Il faut croire en fin de compte que les marabouts qui s’appuient sur leur socle religieux pour faire de la politique matérialiste ne retiennent jamais les leçons que l’histoire a inscrites dans le marbre anti-oubli. Les propos du porte-parole de la confrérie Tidiane entrent dans ce cadre là ; ils appellent quasi explicitement les talibés Tidianes à voter pour le futur candidat Macky Sall, président de la République sortant, en récompense des travaux de modernisation réalisés dans la cité de Mame Maodo.
Quand des chefs religieux sacrifient une vision globale et cohérente du pays au profit d’une assistance matérielle et financière qui les comble de bonheur, ils s’installent dans un processus de trahison de l’idéal et des réalités qui sont les fondements de leurs fonctions sociales. Macky Sall, en utilisant les deniers de l’Etat (et non son fameux et fulgurant patrimoine !), tente de donner un visage plus décent à toutes ces contrées du pays desquelles ont émergé la résistance contre le colonialisme français et l’éducation des populations contre l’obscurantisme. C’est tout à son «honneur» en dépit du cachet politicien évident qui assoit cette initiative. L’en remercier devient alors une sorte de minimum syndical. Aller plus loin, comme Serigne Pape Malick Sy (photo) l’a fait, en appelant publiquement à le soutenir à la présidentielle de février 2019 devient un dépassement de bornes sans limite, un abus de pouvoir grotesque, un aveuglement malhonnête.

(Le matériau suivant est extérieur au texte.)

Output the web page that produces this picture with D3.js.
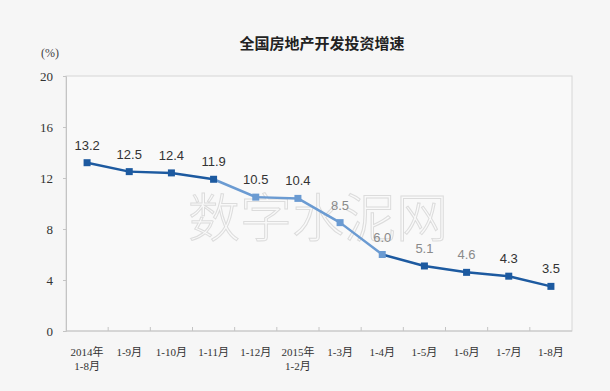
<!DOCTYPE html>
<html>
<head>
<meta charset="utf-8">
<script src="https://cdn.jsdelivr.net/npm/d3@7"></script>
<style>
  body { margin: 0; background: #f6f6f6; }
  svg { display: block; }
</style>
</head>
<body>
<svg id="chart"></svg>
<script>
// categories (two-line labels split by \n)
const periods = ['2014年\n1-8月', '1-9月', '1-10月', '1-11月', '1-12月', '2015年\n1-2月',
  '1-3月', '1-4月', '1-5月', '1-6月', '1-7月', '1-8月'];
const growth = [13.2, 12.5, 12.4, 11.9, 10.5, 10.4, 8.5, 6.0, 5.1, 4.6, 4.3, 3.5];
const yTicks = [0, 4, 8, 12, 16, 20];
// segments drawn in the lighter blue (start index of segment)
const lightFrom = 3, lightTo = 7;

const width = 610, height = 391;
const margin = { top: 76, left: 66, right: 38, bottom: 60 };
const DARK = '#1d5aa0', LIGHT = '#6b9bd2';

const svg = d3.select('#chart').attr('width', width).attr('height', height);

svg.append('rect').attr('width', width).attr('height', height).attr('fill', '#f6f6f6');

const x = d3.scaleBand().domain(d3.range(periods.length))
  .range([margin.left, width - margin.right]);
const y = d3.scaleLinear().domain([0, 20]).range([height - margin.bottom, margin.top]);

// plot frame
svg.append('rect')
  .attr('x', margin.left).attr('y', y(20))
  .attr('width', x.range()[1] - margin.left).attr('height', y(0) - y(20))
  .attr('fill', '#f9f9f9').attr('stroke', '#d6d6d6');

// watermark
svg.append('text')
  .attr('x', 318).attr('y', 237)
  .attr('text-anchor', 'middle')
  .style('font-family', '"Noto Sans CJK SC", sans-serif')
  .style('font-size', '52px').style('font-weight', 300)
  .attr('fill', 'none').attr('stroke', '#dcdcdc').attr('stroke-width', 1)
  .text('数字水泥网');

// y axis
const yAxis = svg.append('g')
  .attr('transform', `translate(${margin.left},0)`)
  .call(d3.axisLeft(y).tickValues(yTicks).tickSize(3).tickPadding(10));
yAxis.select('.domain').attr('stroke', '#c4c4c4');
yAxis.selectAll('.tick line').attr('stroke', '#c4c4c4');
yAxis.selectAll('text')
  .style('font-family', '"Liberation Serif", serif').style('font-size', '13px').attr('fill', '#333');

// x axis: ticks at band boundaries, pointing up
const xAxisG = svg.append('g').attr('transform', `translate(0,${y(0)})`);
xAxisG.append('line')
  .attr('x1', margin.left).attr('x2', x.range()[1])
  .attr('stroke', '#c4c4c4');
xAxisG.selectAll('.bt').data(d3.range(1, periods.length))
  .join('line')
  .attr('x1', i => x(i)).attr('x2', i => x(i))
  .attr('y1', 0).attr('y2', -4)
  .attr('stroke', '#c4c4c4');
xAxisG.selectAll('.xl').data(periods)
  .join('text')
  .attr('text-anchor', 'middle')
  .style('font-family', '"Liberation Serif", "Noto Sans CJK SC", serif')
  .style('font-size', '11px').attr('fill', '#333')
  .each(function (d, i) {
    const t = d3.select(this);
    d.split('\n').forEach((line, k) => {
      t.append('tspan')
        .attr('x', x(i) + x.bandwidth() / 2)
        .attr('y', 25 + k * 14)
        .text(line);
    });
  });

// line segments
const cx = i => x(i) + x.bandwidth() / 2;
const segs = d3.range(growth.length - 1);
svg.selectAll('.seg').data(segs)
  .join('line')
  .attr('x1', i => cx(i)).attr('y1', i => y(growth[i]))
  .attr('x2', i => cx(i + 1)).attr('y2', i => y(growth[i + 1]))
  .attr('stroke', i => (i >= lightFrom && i < lightTo) ? LIGHT : DARK)
  .attr('stroke-width', 2.5).attr('stroke-linecap', 'round');

// markers
svg.selectAll('.pt').data(growth)
  .join('rect')
  .attr('x', (d, i) => cx(i) - 3.5).attr('y', d => y(d) - 3.5)
  .attr('width', 7).attr('height', 7)
  .attr('fill', (d, i) => (i > lightFrom && i <= lightTo) ? LIGHT : DARK);

// value labels
svg.selectAll('.vl').data(growth)
  .join('text')
  .attr('x', (d, i) => cx(i)).attr('y', d => y(d) - 13)
  .attr('text-anchor', 'middle')
  .style('font-family', '"Liberation Sans", Arial, sans-serif').style('font-size', '13px')
  .attr('fill', (d, i) => (i >= 6 && i <= 9) ? '#8a8a8a' : '#333')
  .text(d => d.toFixed(1));

// title and unit
svg.append('text')
  .attr('x', 322).attr('y', 49).attr('text-anchor', 'middle')
  .style('font-family', '"Noto Sans CJK SC", sans-serif').style('font-size', '15px')
  .style('font-weight', 'bold').attr('fill', '#222')
  .text('全国房地产开发投资增速');
svg.append('text')
  .attr('x', 50).attr('y', 57).attr('text-anchor', 'middle')
  .style('font-family', '"Liberation Serif", serif').style('font-size', '12px').attr('fill', '#444')
  .text('(%)');
</script>
</body>
</html>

La confrérie Tidiane est assez émiettée par des divergences nées des vicissitudes de la politique pour que, de son cœur dirigeant, ne s’élève point une voix aussi autorisée pour orienter en chœur le vote des citoyens talibés. Ce n’est pas inacceptable. La diversité des opinions et des appartenances politiques qui s’entrechoquent en douceur à l’intérieur même du courant central qui exerce le khalifat de Maodo est telle que prudence, lucidité et retenue auraient dû être des freins contre cet aventurisme de mauvais goût, faiblement argumenté du reste.
Les choix politiques des Sénégalais, toutes tendances religieuses confondues, sont souverains et ne sauraient obéir à des considérations strictement matérielles et partisanes. Si tel devait être le cas, le pays courrait de graves dangers en mesure de compromettre sa stabilité et sa cohésion, deux leviers qui garantissent en gros la paix sociale depuis plusieurs décennies.
Il faut croire que, en prenant position pour le régime en place, le khalifat de Tivaouane avait peut-être oublié un des enseignements capitaux légués par le prophète de l’islam (pais & salut sur lui et sur sa famille) à la postérité musulmane : le devoir impérieux de dénoncer et de combattre (par la parole au moins) les tyrannies qui s’exercent à l’ombre des pouvoirs et qui ont pour noms: corruption active, violations permanentes des droits fondamentaux des citoyens, autoritarisme légalisé, justice domestiquée, accaparements de toutes sortes, enrichissement illicite… Tout va donc si bien au Sénégal sur ces toutes ces questions cruciales-ci ?
Si le khalifat de Tivaouane préfère le confort du ponce-pilatisme à l’exigence d’une culture de vérité face aux hommes du pouvoir, cela relève de sa responsabilité devant Dieu et devant les hommes.